The Consumer Financial Protection Bureau (CFPB) in the US has suffered a “major incident” after a former employee transferred personal and confidential data on about 256,000 people to their personal email account.
The CFPB says the employee had authorised access to the data, which contained personally identifiable information, including names and transaction-specific account numbers of customers from seven unnamed financial institutions. The former staffer forwarded two spreadsheets containing the bulk of the material to their personal email account in 65 emails.
It says the account numbers in the spreadsheets are used internally and cannot be used to access a consumer’s account. However, the CFPB is struggling to ensure that the ex-employee has deleted the data.
The CFPB has confirmed that it has found no evidence that indicates that the staffer further disseminated the confidential data after it was sent to their personal email account.

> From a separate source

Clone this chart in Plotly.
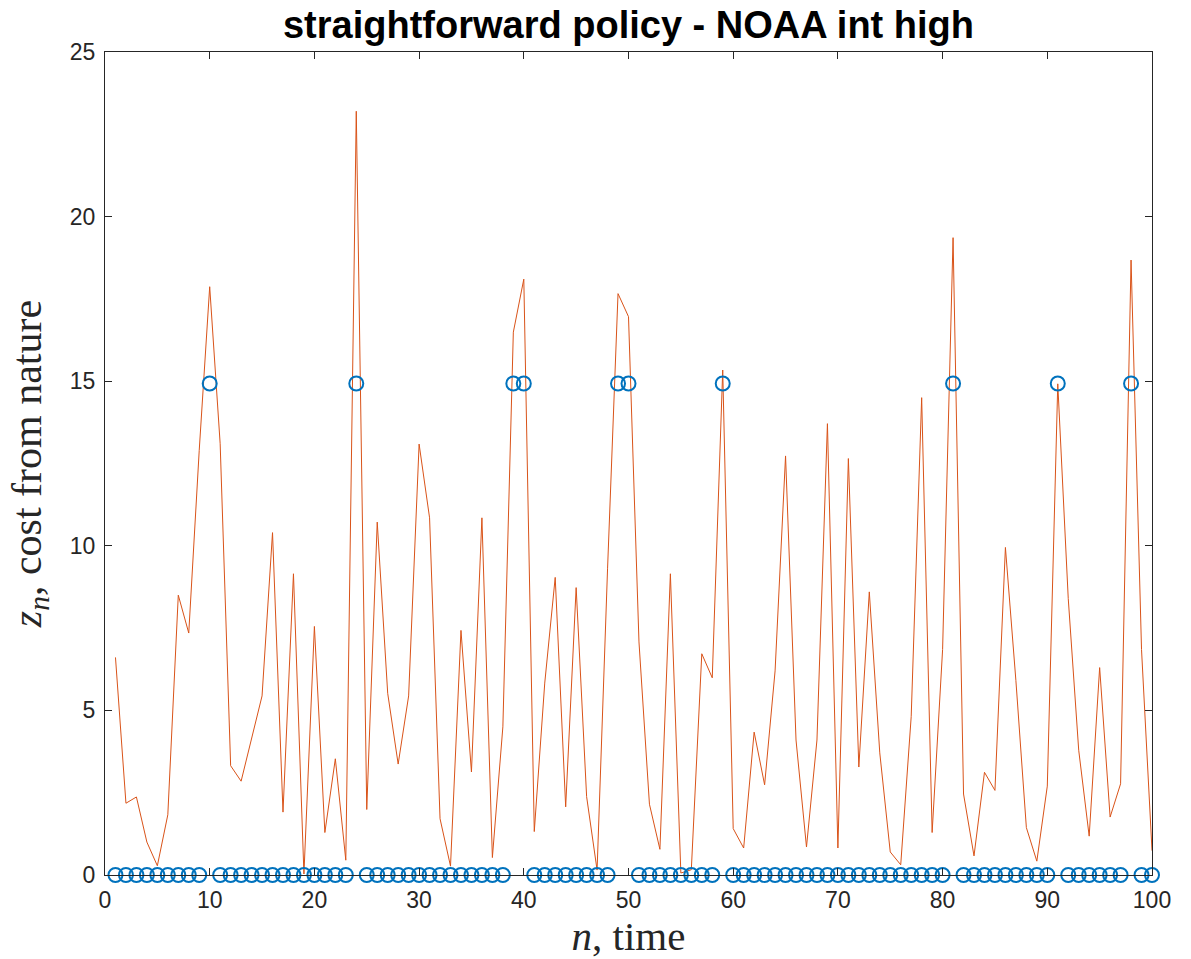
import plotly.graph_objects as go

# time steps
n = list(range(1, 101))

# cost from nature, z_n
z_cost = [
    6.61, 2.18, 2.37, 1.00, 0.28, 1.83, 8.50, 7.35, 12.9, 17.87,
    13.1, 3.32, 2.85, 4.10, 5.44, 10.40, 1.91, 9.15, 0.03, 7.55,
    1.29, 3.53, 0.45, 23.2, 1.99, 10.72, 5.52, 3.37, 5.44, 13.09,
    10.85, 1.71, 0.27, 7.43, 3.13, 10.85, 0.53, 4.50, 16.49, 18.10,
    1.32, 5.83, 9.04, 2.07, 8.73, 2.38, 0.15, 9.3, 17.66, 16.96,
    7.08, 2.15, 0.78, 9.15, 0.06, 0.16, 6.72, 5.99, 15.34, 1.41,
    0.82, 4.34, 2.74, 6.2, 12.73, 4.10, 0.85, 4.10, 13.71, 0.82,
    12.65, 3.28, 8.60, 3.71, 0.70, 0.31, 4.81, 14.50, 1.29, 6.85,
    19.36, 2.46, 0.58, 3.12, 2.57, 9.95, 5.91, 1.44, 0.42, 2.70,
    14.92, 8.4, 3.79, 1.18, 6.30, 1.76, 2.77, 18.68, 6.85, 0.74,
]

# policy action level at each step (0 or the action height)
action_level = 14.93
action_steps = [10, 24, 39, 40, 49, 50, 59, 81, 91, 98]
actions = [action_level if k in action_steps else 0 for k in n]

x_ticks = [0, 10, 20, 30, 40, 50, 60, 70, 80, 90, 100]
y_ticks = [0, 5, 10, 15, 20, 25]

axis_color = "#262626"
sans = "Liberation Sans, Arial, sans-serif"
serif = "Liberation Serif, DejaVu Serif, serif"

fig = go.Figure()
fig.add_trace(go.Scatter(
    x=n, y=z_cost, mode="lines",
    line=dict(color="#D95319", width=1),
    cliponaxis=False, showlegend=False,
))
fig.add_trace(go.Scatter(
    x=n, y=actions, mode="markers",
    marker=dict(symbol="circle-open", size=14, color="#0072BD",
                line=dict(width=2, color="#0072BD")),
    cliponaxis=False, showlegend=False,
))

axis_common = dict(
    showline=True, linecolor=axis_color, linewidth=1,
    mirror="ticks", ticks="inside", ticklen=7, tickcolor=axis_color,
    showgrid=False, zeroline=False, ticklabelstandoff=4, automargin=False,
    tickfont=dict(family=sans, size=23, color=axis_color),
)

fig.update_layout(
    width=1191, height=959,
    margin=dict(l=105, r=39, t=52, b=84),
    paper_bgcolor="white", plot_bgcolor="white",
    title=dict(
        text="<b>straightforward policy - NOAA int high</b>",
        x=(105 + 1152) / 2 / 1191, xanchor="center",
        y=1 - 25 / 959, yanchor="middle",
        font=dict(family=sans, size=38, color="black"),
    ),
    xaxis=dict(
        range=[0, 100], tickvals=x_ticks,
        title=dict(text="<i>n</i>, time",
                   font=dict(family=serif, size=41, color=axis_color)),
        **axis_common,
    ),
    yaxis=dict(
        range=[0, 25], tickvals=y_ticks,
        title=dict(text="<i>z<sub>n</sub></i>, cost from nature",
                   font=dict(family=serif, size=42, color=axis_color)),
        **axis_common,
    ),
)

fig.write_html("out.html")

However, Republican politicians, including Rep. Patrick McHenry, chairman of the House Financial Services Committee, have raised concerns about how the bureau safeguards consumers’ personally identifiable information, and Rep. Bill Huizenga, chairman of the Oversight and Investigations Subcommittee for the House Committee on Financial Services, has requested a briefing from CFPB Director Rohit Chopra by April 25.
The CFPB is not the first organisation to experience a data breach caused by an employee. Insider threats are a growing concern, with companies looking at more effective ways to protect against them, including identifying anomalous behaviour and implementing access controls, such as limiting permissions to only those needed by an employee to do their job.
In some cases, organisations are also introducing behavioural monitoring software to detect patterns that could indicate a data breach.